This year has been a rocky one for the more than 169,000 Coloradans who receive health coverage through Connect for Health Colorado, including the roughly 37,000 local small business owners and solo entrepreneurs who depend on the marketplace for quality, affordable health insurance. Between dogged Republican attempts to repeal the Affordable Care Act without an adequate replacement plan, and President Donald Trump’s inability to commit to making federal payments that subsidize insurance for low-income individuals, the ACA marketplaces are less stable than they were just 12 months ago. Now more than ever, we need a bipartisan plan to improve the ACA, and fortunately lawmakers like Gov. John Hickenlooper have taken a first step in that direction.
“The current state of our individual market is unsustainable, and we can all agree this is a problem that needs to be fixed,” Hickenlooper and Ohio Gov. John Kasich said in a recent letter to congressional lawmakers. “Governors have already made restoring stability and affordability in this market a priority, and we look forward to partnering with you in this effort.”
Something must be done now to strengthen the health of marketplaces, particularly because President Trump refuses to guarantee the future of federal ACA cost-sharing subsidies, which are a pillar of the health system. Under the health care law, insurance companies receive payments from the federal government known as cost-sharing reduction subsidies that are used to lower the deductibles and co-pays of low-income enrollees. The Congressional Budget Office recently estimated that discontinuing these payments would cause insurance premiums to skyrocket by 20 percent next year and 25 percent by 2020. In addition to raising premiums, the CBO report finds ending the CSRs would actually increase the federal deficit by $194 billion because consumers would need additional tax credits to offset premiums and it would cause a million people to lose health insurance coverage.
Ending these subsidies would also likely result in a mass exodus from the individual market by insurance companies, meaning an unknown number of entrepreneurs would be unable to afford health coverage for themselves and their employees, while aspiring entrepreneurs would be unable to start a new business at all because they won’t be able to access affordable health coverage.
To end the politically-created uncertainty surrounding the ACA, Hickenlooper and Kasich wisely proposed continuing the CSR payments. They also called on Congress to establish a temporary fund states could use to create reinsurance programs that would reduce premiums, temporarily keeping the individual mandate in place and encouraging the federal government to offer robust health care education and outreach, which helps increase participation in the ACA.
Additionally, the Hickenlooper/Kasich plan calls on the federal government to bolster federal risk-sharing mechanisms, including risk adjustments and reinsurance to stabilize risk pools, and to maximize market participation by encouraging young people to obtain insurance.

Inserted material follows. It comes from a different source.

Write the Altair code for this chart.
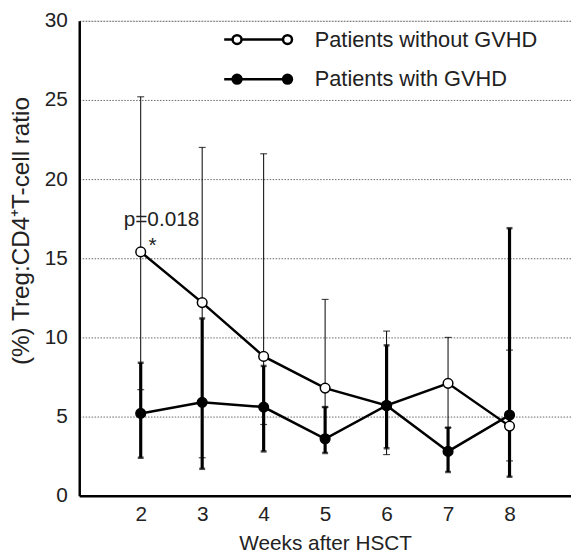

While their plan is not perfect and lacks some specific details about how some of these proposals would work, it has many good ideas and would be a great start to the process of strengthening the ACA. There is much more, however, that should be done to bring greater stability to the ACA marketplaces. For example, the reinsurance program Hickenlooper and Kasich proposed should be made permanent because it would help stabilize premiums in the individual marketplaces by protecting insurers from big financial losses. What’s more, continuing Medicaid expansion would go a long way in states like Colorado, which already saw 100,000 people gain insurance through the growth of that program under the ACA. Additionally, we must provide more options for consumers in counties that have few participating insurers in the ACA marketplaces, for example by allowing them to purchase plans through the Federal Employee Health Benefits Program.
Now that efforts to repeal the ACA have stalled, Colorado’s small firms need President Trump and his allies to stop risking the health coverage of thousands of local small business owners and their employees, stop using health care as a political pawn, and stop undercutting the ACA. Entrepreneurship will not thrive without easily obtainable, quality health insurance, and the reality is that only federal lawmakers can take the steps needed to guarantee that this insurance coverage will remain available. Congress should follow Gov. Hickenlooper’s example and start making positive health care policy immediately — Colorado’s economy and more than a half-million small businesses depend on it.
Emily Dewey is the Colorado outreach manager for Small Business Majority.